START

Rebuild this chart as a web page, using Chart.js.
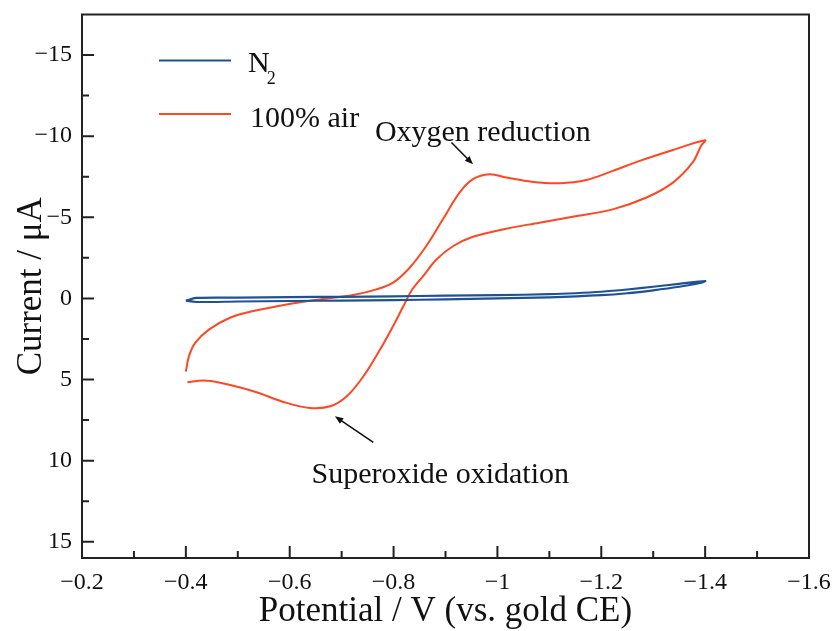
<!DOCTYPE html>
<html>
<head>
<meta charset="utf-8">
<script src="https://cdn.jsdelivr.net/npm/chart.js@4.4.1/dist/chart.umd.min.js"></script>
<style>
  body { margin: 0; background: #fff; }
  #wrap { width: 835px; height: 631px; }
</style>
</head>
<body>
<div id="wrap"><canvas id="cv" width="835" height="631"></canvas></div>
<script>
// Voltamograma ciclico: N2 contra 100% aire.

// Rama de ida (-0.4 -> -1.4 V) y de vuelta, aire
var airV = [-0.400, -0.406, -0.418, -0.445, -0.485, -0.530, -0.594, -0.658, -0.722,
    -0.767, -0.799, -0.831, -0.863, -0.895, -0.927, -0.953, -0.985, -1.017, -1.068,
    -1.120, -1.171, -1.222, -1.274, -1.338, -1.400,
    -1.392, -1.376, -1.338, -1.287, -1.222, -1.145, -1.081, -1.017, -0.953, -0.915,
    -0.883, -0.857, -0.835, -0.819, -0.799, -0.774, -0.742, -0.710, -0.678, -0.639,
    -0.594, -0.530, -0.466, -0.434, -0.403];
var airI = [4.5, 3.56, 2.74, 1.91, 1.19, 0.78, 0.37, 0.06, -0.21,
    -0.56, -0.97, -1.89, -3.23, -4.88, -6.52, -7.35, -7.65, -7.45, -7.18,
    -7.10, -7.30, -7.86, -8.48, -9.15, -9.75,
    -9.40, -8.38, -7.14, -6.22, -5.49, -5.04, -4.67, -4.30, -3.80, -3.23,
    -2.41, -1.38, -0.50, 0.47, 1.71, 3.15, 4.80, 6.03, 6.65, 6.75,
    6.44, 5.72, 5.20, 5.06, 5.17];

// Barrido en N2
var n2V = [-0.400, -0.420, -0.500, -0.600, -0.700, -0.800, -0.900, -1.000, -1.100,
    -1.150, -1.200, -1.250, -1.300, -1.350, -1.400,
    -1.390, -1.350, -1.300, -1.250, -1.200, -1.100, -1.000, -0.900, -0.800,
    -0.700, -0.600, -0.500, -0.420, -0.400];
var n2I = [0.14, -0.03, -0.05, -0.08, -0.10, -0.13, -0.17, -0.20, -0.26,
    -0.32, -0.41, -0.55, -0.72, -0.90, -1.07,
    -0.95, -0.72, -0.50, -0.32, -0.20, -0.07, 0.00, 0.06, 0.10,
    0.13, 0.16, 0.19, 0.22, 0.14];

var seriesNames = ['N', '100% air'];
var airColor = '#FF4722';
var n2Color = '#1F5294';
var serif = "'Liberation Serif', 'Times New Roman', serif";
var ink = '#111';

function toPoints(xs, ys) {
    return xs.map(function (v, i) { return { x: v, y: ys[i] }; });
}

// Formato de etiquetas con signo menos tipografico
function fmt(v) {
    var r = Math.round(v * 10) / 10;
    return (r < 0 ? '\u2212' : '') + Math.abs(r);
}

function arrow(ctx, x1, y1, x2, y2) {
    var ang = Math.atan2(y2 - y1, x2 - x1);
    var h = 9;
    ctx.beginPath();
    ctx.moveTo(x1, y1);
    ctx.lineTo(x2 - Math.cos(ang) * 5, y2 - Math.sin(ang) * 5);
    ctx.stroke();
    ctx.beginPath();
    ctx.moveTo(x2, y2);
    ctx.lineTo(x2 - h * Math.cos(ang - 0.38), y2 - h * Math.sin(ang - 0.38));
    ctx.lineTo(x2 - h * Math.cos(ang + 0.38), y2 - h * Math.sin(ang + 0.38));
    ctx.closePath();
    ctx.fill();
}

// Marco, ticks hacia dentro, leyenda y anotaciones
var decor = {
    id: 'decor',
    afterDraw: function (chart) {
        var ctx = chart.ctx, a = chart.chartArea;
        var x = chart.scales.x, y = chart.scales.y;
        ctx.save();
        ctx.strokeStyle = '#222';
        ctx.fillStyle = ink;
        ctx.lineWidth = 2;
        ctx.strokeRect(a.left, a.top, a.right - a.left, a.bottom - a.top);

        ctx.beginPath();
        for (var i = 1; i < 14; i++) {
            var px = x.getPixelForValue(-0.2 - i * 0.1);
            var len = (i % 2 === 0) ? 12 : 7;
            ctx.moveTo(px, a.bottom);
            ctx.lineTo(px, a.bottom - len);
        }
        for (var j = -6; j <= 6; j++) {
            var v = j * 2.5;
            var py = y.getPixelForValue(v);
            var l2 = (j % 2 === 0) ? 12 : 7;
            ctx.moveTo(a.left, py);
            ctx.lineTo(a.left + l2, py);
        }
        ctx.stroke();

        // leyenda
        ctx.lineWidth = 2;
        ctx.strokeStyle = n2Color;
        ctx.beginPath();
        ctx.moveTo(a.left + 77, a.top + 46);
        ctx.lineTo(a.left + 149, a.top + 46);
        ctx.stroke();
        ctx.strokeStyle = airColor;
        ctx.beginPath();
        ctx.moveTo(a.left + 77, a.top + 99.5);
        ctx.lineTo(a.left + 149, a.top + 99.5);
        ctx.stroke();

        ctx.textAlign = 'left';
        ctx.textBaseline = 'alphabetic';
        ctx.font = '30px ' + serif;
        ctx.fillText(seriesNames[0], a.left + 166, a.top + 57.5);
        var nw = ctx.measureText(seriesNames[0]).width;
        ctx.font = '18px ' + serif;
        ctx.fillText('2', a.left + 166 + nw - 3, a.top + 69);
        ctx.font = '30px ' + serif;
        ctx.fillText(seriesNames[1], a.left + 168, a.top + 112.5);

        // anotaciones (en coordenadas de datos)
        ctx.font = '30px ' + serif;
        ctx.fillText('Oxygen reduction', x.getPixelForValue(-0.764), y.getPixelForValue(-9.7));
        ctx.fillText('Superoxide oxidation', x.getPixelForValue(-0.642), y.getPixelForValue(11.4));
        ctx.strokeStyle = ink;
        ctx.lineWidth = 1.6;
        arrow(ctx, x.getPixelForValue(-0.9115), y.getPixelForValue(-9.61),
            x.getPixelForValue(-0.953), y.getPixelForValue(-8.27));
        arrow(ctx, x.getPixelForValue(-0.761), y.getPixelForValue(8.87),
            x.getPixelForValue(-0.687), y.getPixelForValue(7.27));
        ctx.restore();
    }
};

function noPad(s) {
    s.paddingLeft = 0; s.paddingRight = 0; s.paddingTop = 0; s.paddingBottom = 0;
}

var chart = new Chart(document.getElementById('cv').getContext('2d'), {
    type: 'line',
    data: {
        datasets: [{
            label: 'N2',
            data: toPoints(n2V, n2I),
            borderColor: n2Color,
            borderWidth: 2.2,
            pointRadius: 0,
            tension: 0.3,
            fill: false
        }, {
            label: '100% air',
            data: toPoints(airV, airI),
            borderColor: airColor,
            borderWidth: 2,
            pointRadius: 0,
            tension: 0.35,
            fill: false
        }]
    },
    options: {
        responsive: false,
        animation: false,
        layout: { padding: { left: 0, right: 26, top: 14.5, bottom: 0 } },
        plugins: { legend: { display: false }, tooltip: { enabled: false } },
        scales: {
            x: {
                type: 'linear',
                reverse: true,
                min: -1.6,
                max: -0.2,
                ticks: { stepSize: 0.2, padding: 10, color: ink, font: { family: serif, size: 24 }, callback: fmt },
                grid: { display: false, drawTicks: false },
                border: { display: false },
                title: {
                    display: true, text: 'Potential / V (vs. gold CE)', color: ink,
                    font: { family: serif, size: 35 }, padding: { top: 0, bottom: -2 }
                },
                afterFit: function (s) { s.height = 73; noPad(s); }
            },
            y: {
                type: 'linear',
                reverse: true,
                min: -17.5,
                max: 16,
                ticks: { stepSize: 5, includeBounds: false, padding: 10, color: ink, font: { family: serif, size: 24 }, callback: fmt },
                grid: { display: false, drawTicks: false },
                border: { display: false },
                title: {
                    display: true, text: 'Current / \u03bcA', color: ink,
                    font: { family: serif, size: 35 }, padding: { top: 11, bottom: 0 }
                },
                afterFit: function (s) { s.width = 82; noPad(s); }
            }
        }
    },
    plugins: [decor]
});
</script>
</body>
</html>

END

Give again, exactly, the lines from the start of the data through the one holding "var ink = '#111';"; omit the pictures.

● FULL RESPONSE
Rebuild this chart as a web page, using Chart.js.
<!DOCTYPE html>
<html>
<head>
<meta charset="utf-8">
<script src="https://cdn.jsdelivr.net/npm/chart.js@4.4.1/dist/chart.umd.min.js"></script>
<style>
  body { margin: 0; background: #fff; }
  #wrap { width: 835px; height: 631px; }
</style>
</head>
<body>
<div id="wrap"><canvas id="cv" width="835" height="631"></canvas></div>
<script>
// Voltamograma ciclico: N2 contra 100% aire.

// Rama de ida (-0.4 -> -1.4 V) y de vuelta, aire
var airV = [-0.400, -0.406, -0.418, -0.445, -0.485, -0.530, -0.594, -0.658, -0.722,
    -0.767, -0.799, -0.831, -0.863, -0.895, -0.927, -0.953, -0.985, -1.017, -1.068,
    -1.120, -1.171, -1.222, -1.274, -1.338, -1.400,
    -1.392, -1.376, -1.338, -1.287, -1.222, -1.145, -1.081, -1.017, -0.953, -0.915,
    -0.883, -0.857, -0.835, -0.819, -0.799, -0.774, -0.742, -0.710, -0.678, -0.639,
    -0.594, -0.530, -0.466, -0.434, -0.403];
var airI = [4.5, 3.56, 2.74, 1.91, 1.19, 0.78, 0.37, 0.06, -0.21,
    -0.56, -0.97, -1.89, -3.23, -4.88, -6.52, -7.35, -7.65, -7.45, -7.18,
    -7.10, -7.30, -7.86, -8.48, -9.15, -9.75,
    -9.40, -8.38, -7.14, -6.22, -5.49, -5.04, -4.67, -4.30, -3.80, -3.23,
    -2.41, -1.38, -0.50, 0.47, 1.71, 3.15, 4.80, 6.03, 6.65, 6.75,
    6.44, 5.72, 5.20, 5.06, 5.17];

// Barrido en N2
var n2V = [-0.400, -0.420, -0.500, -0.600, -0.700, -0.800, -0.900, -1.000, -1.100,
    -1.150, -1.200, -1.250, -1.300, -1.350, -1.400,
    -1.390, -1.350, -1.300, -1.250, -1.200, -1.100, -1.000, -0.900, -0.800,
    -0.700, -0.600, -0.500, -0.420, -0.400];
var n2I = [0.14, -0.03, -0.05, -0.08, -0.10, -0.13, -0.17, -0.20, -0.26,
    -0.32, -0.41, -0.55, -0.72, -0.90, -1.07,
    -0.95, -0.72, -0.50, -0.32, -0.20, -0.07, 0.00, 0.06, 0.10,
    0.13, 0.16, 0.19, 0.22, 0.14];

var seriesNames = ['N', '100% air'];
var airColor = '#FF4722';
var n2Color = '#1F5294';
var serif = "'Liberation Serif', 'Times New Roman', serif";
var ink = '#111';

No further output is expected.